** begin DATASET SECTION **

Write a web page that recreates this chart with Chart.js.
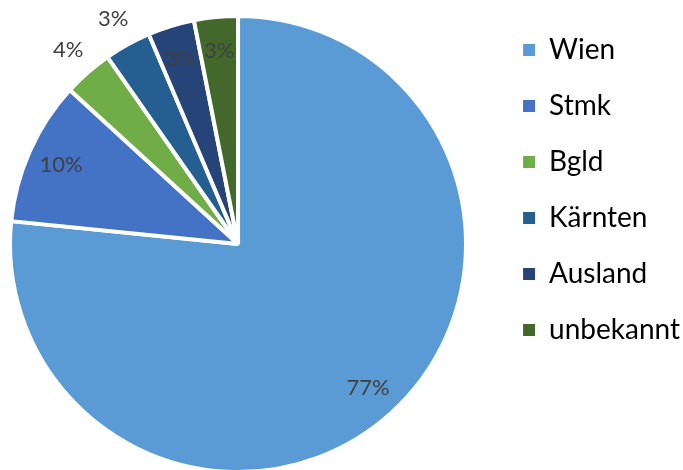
<!DOCTYPE html>
<html>
<head>
<meta charset="utf-8">
<script src="https://cdn.jsdelivr.net/npm/chart.js@4"></script>
<style>
  html, body { margin: 0; padding: 0; background: #fff; overflow: hidden; }
  body { width: 683px; height: 470px; position: relative; }
  #wrap { position: absolute; left: -19px; top: 0; width: 709px; height: 480px; }
</style>
</head>
<body>
<div id="wrap"><canvas id="chart"></canvas></div>
<script>
const regions = ['Wien', 'Stmk', 'Bgld', 'Kärnten', 'Ausland', 'unbekannt'];
const shares = [76.6, 10.2, 3.5, 3.3, 3.3, 3.1];
const colors = ['#5B9BD5', '#4472C4', '#70AD47', '#255E91', '#264478', '#43682B'];

// percentage labels, drawn inside the slice or just outside it
const pctLabels = {
  id: 'pctLabels',
  afterDatasetsDraw(chart, args, opts) {
    const ctx = chart.ctx;
    const meta = chart.getDatasetMeta(0);
    const data = chart.data.datasets[0].data;
    const total = data.reduce((a, b) => a + b, 0);
    ctx.save();
    ctx.font = opts.font;
    ctx.fillStyle = opts.color;
    ctx.textAlign = 'center';
    ctx.textBaseline = 'middle';
    meta.data.forEach((arc, i) => {
      const p = arc.getProps(['x', 'y', 'startAngle', 'endAngle', 'outerRadius'], true);
      const mid = (p.startAngle + p.endAngle) / 2;
      const r = p.outerRadius * (opts.outside.includes(i) ? 1.13 : 0.85);
      const txt = Math.round(data[i] / total * 100) + '%';
      ctx.fillText(txt, p.x + Math.cos(mid) * r, p.y + Math.sin(mid) * r);
    });
    ctx.restore();
  }
};

new Chart(document.getElementById('chart'), {
  type: 'pie',
  data: {
    labels: regions,
    datasets: [{
      data: shares,
      backgroundColor: colors,
      borderColor: '#ffffff',
      borderWidth: 4
    }]
  },
  options: {
    responsive: true,
    maintainAspectRatio: false,
    animation: false,
    radius: 228,
    layout: { padding: { top: 8, bottom: 0, left: 0, right: 0 } },
    plugins: {
      tooltip: { enabled: false },
      legend: {
        position: 'right',
        align: 'start',
        labels: {
          font: { family: 'Lato', size: 28 },
          color: '#000000',
          boxWidth: 12,
          boxHeight: 12,
          padding: 28,
          generateLabels: (chart) =>
            Chart.overrides.pie.plugins.legend.labels.generateLabels(chart)
              .map(l => ({ ...l, lineWidth: 0 }))
        }
      },
      pctLabels: {
        font: '22px Lato',
        color: '#404040',
        outside: [2, 3]
      }
    }
  },
  plugins: [pctLabels]
});
</script>
</body>
</html>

** end DATASET SECTION **

■ DIRECTIVE
Write out the full set of lines verbatim, without the pictures.

■ CORRECT RESULT
Write a web page that recreates this chart with Chart.js.
<!DOCTYPE html>
<html>
<head>
<meta charset="utf-8">
<script src="https://cdn.jsdelivr.net/npm/chart.js@4"></script>
<style>
  html, body { margin: 0; padding: 0; background: #fff; overflow: hidden; }
  body { width: 683px; height: 470px; position: relative; }
  #wrap { position: absolute; left: -19px; top: 0; width: 709px; height: 480px; }
</style>
</head>
<body>
<div id="wrap"><canvas id="chart"></canvas></div>
<script>
const regions = ['Wien', 'Stmk', 'Bgld', 'Kärnten', 'Ausland', 'unbekannt'];
const shares = [76.6, 10.2, 3.5, 3.3, 3.3, 3.1];
const colors = ['#5B9BD5', '#4472C4', '#70AD47', '#255E91', '#264478', '#43682B'];

// percentage labels, drawn inside the slice or just outside it
const pctLabels = {
  id: 'pctLabels',
  afterDatasetsDraw(chart, args, opts) {
    const ctx = chart.ctx;
    const meta = chart.getDatasetMeta(0);
    const data = chart.data.datasets[0].data;
    const total = data.reduce((a, b) => a + b, 0);
    ctx.save();
    ctx.font = opts.font;
    ctx.fillStyle = opts.color;
    ctx.textAlign = 'center';
    ctx.textBaseline = 'middle';
    meta.data.forEach((arc, i) => {
      const p = arc.getProps(['x', 'y', 'startAngle', 'endAngle', 'outerRadius'], true);
      const mid = (p.startAngle + p.endAngle) / 2;
      const r = p.outerRadius * (opts.outside.includes(i) ? 1.13 : 0.85);
      const txt = Math.round(data[i] / total * 100) + '%';
      ctx.fillText(txt, p.x + Math.cos(mid) * r, p.y + Math.sin(mid) * r);
    });
    ctx.restore();
  }
};

new Chart(document.getElementById('chart'), {
  type: 'pie',
  data: {
    labels: regions,
    datasets: [{
      data: shares,
      backgroundColor: colors,
      borderColor: '#ffffff',
      borderWidth: 4
    }]
  },
  options: {
    responsive: true,
    maintainAspectRatio: false,
    animation: false,
    radius: 228,
    layout: { padding: { top: 8, bottom: 0, left: 0, right: 0 } },
    plugins: {
      tooltip: { enabled: false },
      legend: {
        position: 'right',
        align: 'start',
        labels: {
          font: { family: 'Lato', size: 28 },
          color: '#000000',
          boxWidth: 12,
          boxHeight: 12,
          padding: 28,
          generateLabels: (chart) =>
            Chart.overrides.pie.plugins.legend.labels.generateLabels(chart)
              .map(l => ({ ...l, lineWidth: 0 }))
        }
      },
      pctLabels: {
        font: '22px Lato',
        color: '#404040',
        outside: [2, 3]
      }
    }
  },
  plugins: [pctLabels]
});
</script>
</body>
</html>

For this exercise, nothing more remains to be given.